Member of the National Mediation Board
- In office November 9, 2017 – April 2, 2024
- President: Donald Trump Joe Biden
- Preceded by: Harry R. Hoglander
- Succeeded by: Loren Sweatt

Chairman of the National Mediation Board
- In office July 1, 2021 – June 30, 2022
- President: Joe Biden
- Preceded by: Kyle Fortson
- Succeeded by: Linda Puchala
- In office November 9, 2017 – June 30, 2018
- President: Donald Trump
- Preceded by: Harry R. Hoglander
- Succeeded by: Kyle Fortson

Personal details
- Political party: Republican
- Relations: Richard Burr (brother-in-law)
- Education: Hampden–Sydney College (BA)

= Gerald Fauth =

American consultant and government official

Gerald Fauth is an American businessperson who served on the National Mediation Board (NMB).
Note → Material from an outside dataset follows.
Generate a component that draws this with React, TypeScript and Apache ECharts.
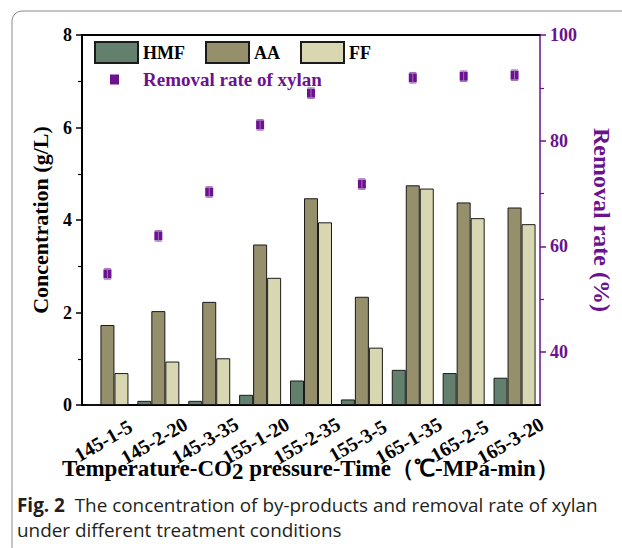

Fauth was first appointed to the NMB by President Donald Trump in 2017 and served as its Chairman from November 2017 to June 2018 and again from July 2021 to June 2022. Prior to joining the NMB, he was the president of G.W. Fauth & Associates Inc., a transportation economic consulting firm.
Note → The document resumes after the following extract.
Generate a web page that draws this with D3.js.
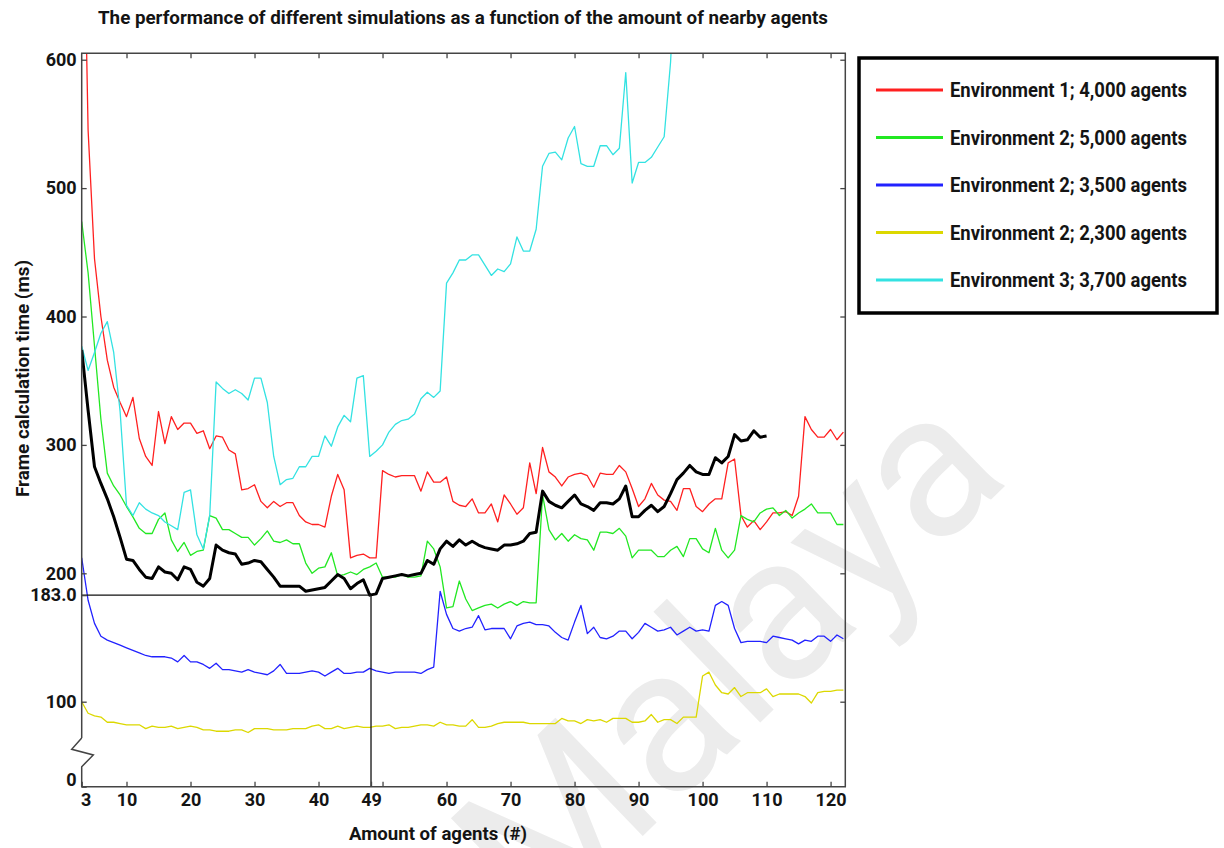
<!DOCTYPE html>
<html>
<head>
<meta charset="utf-8">
<script src="https://cdn.jsdelivr.net/npm/d3@7"></script>
<style>
    body { margin: 0; background: #fff; }
    svg text { font-family: Roboto, 'Liberation Sans', sans-serif; font-weight: bold; fill: #141414; }
</style>
</head>
<body>
<script>
// amount of nearby agents (x axis), one sample per agent
const agents = d3.range(3, 123);

// frame calculation time (ms) per series
const env1_4000 = [810,545,445,400,366,345,333,322,337,305,
    291,284,326,301,322,312,317,317,309,311,
    297,307,306,296,293,265,266,269,256,251,
    256,252,255,255,245,240,238,238,236,260,
    277,265,212,214,215,212,212,280,277,275,
    276,276,276,264,279,271,271,275,256,253,
    252,258,247,247,254,240,261,254,246,251,
    286,262,298,279,275,268,275,277,278,276,
    267,278,277,277,284,279,266,252,258,270,
    261,257,256,249,266,266,252,248,254,258,
    258,286,289,245,236,241,234,240,247,247,
    248,245,260,322,312,306,306,312,304,310];
const env2_5000 = [474,434,377,320,278,268,261,252,244,235,
    231,231,242,247,226,217,224,214,217,218,
    245,243,234,234,231,228,228,222,227,233,
    225,224,226,223,223,208,200,204,205,216,
    198,199,201,199,203,205,208,197,197,197,
    199,197,197,198,225,219,205,173,174,194,
    180,171,173,175,176,173,176,178,175,178,
    177,177,261,234,226,231,225,230,227,226,
    218,232,232,231,235,229,212,218,218,218,
    213,213,218,221,213,227,227,219,216,235,
    218,212,218,245,242,240,247,250,251,245,
    249,243,247,250,254,247,247,247,238,238];
const env2_3500 = [212,179,161,151,148,146,144,142,140,138,
    136,135,135,135,134,131,136,131,131,129,
    126,130,125,125,124,123,125,123,122,121,
    124,129,122,122,122,123,124,123,120,123,
    126,122,122,123,123,126,124,123,122,123,
    123,123,123,122,125,127,186,168,157,155,
    157,158,167,156,157,157,157,149,159,161,
    162,160,160,159,154,150,148,162,175,153,
    158,150,149,151,155,155,149,154,161,158,
    155,156,158,152,155,158,155,156,155,175,
    178,175,157,146,147,147,147,146,151,150,
    149,148,145,148,147,151,151,147,152,149];
const env2_2300 = [100,91,89,88,84,84,83,82,82,82,
    79,81,80,80,81,79,80,81,80,78,
    78,77,77,77,78,78,76,79,79,79,
    78,78,78,79,79,79,81,82,79,79,
    81,79,80,81,80,80,81,81,82,79,
    80,80,81,82,82,81,84,82,82,81,
    81,86,80,80,81,83,84,84,84,84,
    83,83,83,83,83,87,85,85,83,86,
    85,86,84,87,87,87,84,84,85,90,
    84,86,86,83,88,88,88,120,123,113,
    107,106,111,104,107,107,107,110,104,106,
    106,106,106,104,99,107,108,108,109,109];
const env3_3700 = [377,358,372,387,396,372,326,253,245,255,
    250,247,245,240,237,234,263,265,230,219,
    245,349,344,340,343,340,335,352,352,333,
    291,269,273,274,283,283,291,291,307,299,
    314,323,318,352,354,291,295,300,310,316,
    319,320,324,336,341,337,342,426,434,444,
    444,448,448,440,432,437,435,441,462,451,
    451,468,517,527,528,522,539,548,519,517,
    517,533,533,526,531,590,504,520,520,524,
    532,540,598,700];
// highlighted (thick black) curve
const optimum = [374,327,283,270,258,244,228,211,210,203,
    197,196,205,201,200,195,205,203,193,190,
    196,222,218,216,215,207,208,210,209,203,
    197,190,190,190,190,186,187,188,189,194,
    199,196,188,192,195,183,184,196,197,198,
    199,198,199,200,210,207,219,225,221,226,
    222,225,222,220,219,218,222,222,223,225,
    231,232,264,256,253,251,256,261,254,252,
    249,255,255,254,258,268,244,244,249,253,
    248,252,262,273,278,284,279,277,277,290,
    286,291,308,303,304,311,306,307];

const seriesNames = ['Environment 1; 4,000 agents', 'Environment 2; 5,000 agents',
    'Environment 2; 3,500 agents', 'Environment 2; 2,300 agents', 'Environment 3; 3,700 agents'];
const seriesValues = [env1_4000, env2_5000, env2_3500, env2_2300, env3_3700];
const seriesColors = ['#ff2020', '#22e822', '#2222ff', '#dcd800', '#33e2e2'];

const xTicks = [10, 20, 30, 40, 50, 60, 70, 80, 90, 100, 110, 120];
const yTicks = [100, 200, 300, 400, 500, 600];
const marker = { x: 48.2, y: 183, xLabel: '49', yLabel: '183.0' };
const yFloor = 33.8;   // bottom of the broken axis, labelled 0
const yCeil = 605;

const margin = { top: 53.3, left: 81.7 };
const width = 763.6;
const height = 733.4;

const svg = d3.select('body').append('svg')
    .attr('width', 1224)
    .attr('height', 848);

// faint watermark behind everything
svg.append('text')
    .attr('transform', 'translate(540, 935) rotate(-44)')
    .style('font-size', '205px')
    .style('font-weight', 'normal')
    .style('fill', '#ececec')
    .text('Malaya');

svg.append('defs').append('clipPath')
    .attr('id', 'plotClip')
    .append('rect')
    .attr('width', width)
    .attr('height', height);

const g = svg.append('g')
    .attr('transform', `translate(${margin.left}, ${margin.top})`);

const x = d3.scaleLinear().domain([3, 122.3]).range([0, width]);
const y = d3.scaleLinear().domain([yFloor, yCeil]).range([height, 0]);

const line = d3.line()
    .x((d, i) => x(agents[i]))
    .y(d => y(d));

const plot = g.append('g').attr('clip-path', 'url(#plotClip)');

seriesValues.forEach((vals, i) => {
    plot.append('path')
        .datum(vals)
        .attr('fill', 'none')
        .attr('stroke', seriesColors[i])
        .attr('stroke-width', 1.3)
        .attr('stroke-linejoin', 'round')
        .attr('d', line);
});

plot.append('path')
    .datum(optimum)
    .attr('fill', 'none')
    .attr('stroke', '#000')
    .attr('stroke-width', 3)
    .attr('stroke-linejoin', 'round')
    .attr('d', line);

// guide lines to the minimum
g.append('line')
    .attr('x1', 0).attr('x2', x(marker.x))
    .attr('y1', y(marker.y)).attr('y2', y(marker.y))
    .attr('stroke', '#111').attr('stroke-width', 1.3);
g.append('line')
    .attr('x1', x(marker.x)).attr('x2', x(marker.x))
    .attr('y1', y(marker.y)).attr('y2', height)
    .attr('stroke', '#111').attr('stroke-width', 1.3);

// axes, ticks pointing inwards
function styleAxis(sel) {
    sel.select('.domain').remove();
    sel.selectAll('.tick line').attr('stroke', '#444').attr('stroke-width', 1.3);
    sel.selectAll('.tick text')
        .style('font-size', '18px')
        .style('font-family', "Roboto, 'Liberation Sans', sans-serif")
        .style('font-weight', 'bold')
        .attr('fill', '#141414');
}

const xAxisTicks = [3, marker.x].concat(xTicks);
const xAxis = g.append('g')
    .attr('transform', `translate(0, ${height})`)
    .call(d3.axisBottom(x)
        .tickValues(xAxisTicks)
        .tickSizeInner(-5).tickSizeOuter(0).tickPadding(7)
        .tickFormat(d => d === marker.x ? marker.xLabel : (d === 50 ? '' : d)))
    .call(styleAxis);
xAxis.selectAll('.tick').filter(d => d === 3).select('text').attr('dx', 4);

g.append('g')
    .call(d3.axisTop(x).tickValues(xTicks).tickSizeInner(-5).tickSizeOuter(0).tickFormat(''))
    .call(styleAxis);

g.append('g')
    .attr('transform', `translate(${width}, 0)`)
    .call(d3.axisRight(y).tickValues(yTicks).tickSizeInner(-5).tickSizeOuter(0).tickFormat(''))
    .call(styleAxis);

const yAxis = g.append('g')
    .call(d3.axisLeft(y)
        .tickValues([yFloor, marker.y].concat(yTicks))
        .tickSizeInner(-5).tickSizeOuter(0).tickPadding(5)
        .tickFormat(d => d === yFloor ? '0' : (d === marker.y ? marker.yLabel : d)))
    .call(styleAxis);
yAxis.selectAll('.tick').filter(d => d === yFloor).select('text').attr('dy', '-0.05em');

// frame with the break mark on the left axis
const frame = d3.path();
frame.moveTo(0, height - 48.7);
frame.lineTo(0, 0);
frame.lineTo(width, 0);
frame.lineTo(width, height);
frame.lineTo(0, height);
frame.lineTo(0, height - 20);
frame.lineTo(11.6, height - 31.7);
frame.lineTo(-10, height - 37.4);
frame.lineTo(0, height - 48.7);
g.append('path')
    .attr('d', frame.toString())
    .attr('fill', 'none')
    .attr('stroke', '#444')
    .attr('stroke-width', 1.5);

// titles
svg.append('text')
    .attr('x', 98).attr('y', 24)
    .attr('textLength', 730).attr('lengthAdjust', 'spacingAndGlyphs')
    .style('font-size', '19px')
    .text('The performance of different simulations as a function of the amount of nearby agents');

svg.append('text')
    .attr('x', 349).attr('y', 840)
    .attr('textLength', 178).attr('lengthAdjust', 'spacingAndGlyphs')
    .style('font-size', '19px')
    .text('Amount of agents (#)');

svg.append('text')
    .attr('transform', 'translate(29, 378.5) rotate(-90)')
    .attr('text-anchor', 'middle')
    .attr('textLength', 237).attr('lengthAdjust', 'spacingAndGlyphs')
    .style('font-size', '19px')
    .text('Frame calculation time (ms)');

// legend
const legend = svg.append('g').attr('transform', 'translate(859, 58)');
legend.append('rect')
    .attr('width', 358).attr('height', 255)
    .attr('fill', '#fff')
    .attr('stroke', '#000')
    .attr('stroke-width', 3.5);

const item = legend.selectAll('g.item')
    .data(seriesNames)
    .join('g')
    .attr('class', 'item')
    .attr('transform', (d, i) => `translate(0, ${32 + i * 47.5})`);
item.append('line')
    .attr('x1', 17).attr('x2', 84)
    .attr('stroke', (d, i) => seriesColors[i])
    .attr('stroke-width', 3);
item.append('text')
    .attr('x', 91).attr('y', 7.3)
    .attr('textLength', 237).attr('lengthAdjust', 'spacingAndGlyphs')
    .style('font-size', '20px')
    .text(d => d);
</script>
</body>
</html>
Fauth has been criticized over his decision to dump stocks in February 2020, one week prior to the coronavirus market crash. Fauth dumped the stocks immediately after receiving a phone call from his brother-in-law, Senator Richard Burr, who was privy to material nonpublic information about the impact of COVID-19.

==Education==
Fauth attended St. Stephen's School for Boys in Alexandria, Virginia, until 1974. In 1978 he earned a Bachelor of Arts in history in government from Hampden-Sydney College.

==Career==
After graduating from Hampden-Sydney College, Fauth joined G.W. Fauth & Associates (GWF), which was founded by his father in 1957, in a full-time capacity. He worked at the company until November 1, 1999, when he accepted a position with the U.S. Surface Transportation Board (STB). At STB, Fauth was chief of staff for Vice Chairman Wayne O. Burkes. When Burkes ran for a political office, Fauth returned to GWF in June 2003. During his time at the Surface Transportation Board, several rail companies merged, and Fauth was responsible for the resolution of ensuing labor disputes and the harmonizing of bargaining agreements.

From 1999 to 2003, he worked at the Surface Transportation Board as chief of staff and senior advisor.

Fauth is a member of the Transportation Research Forum and the Association of Transportation Law Professionals.

In May 2020, ProPublica reported that Fauth had sold tens of thousands of dollars in stock prior to the 2020 stock market crash, on the same day that his brother-in-law Richard Burr also sold a large number of his shares. Burr, who chaired the Senate Intelligence Committee, is under federal investigation due to suspicions of insider trading. According to the Securities and Exchange Commission, Burr had a 50 second phone conversation with Fauth in February 2020 – immediately afterwards, Fauth called his broker.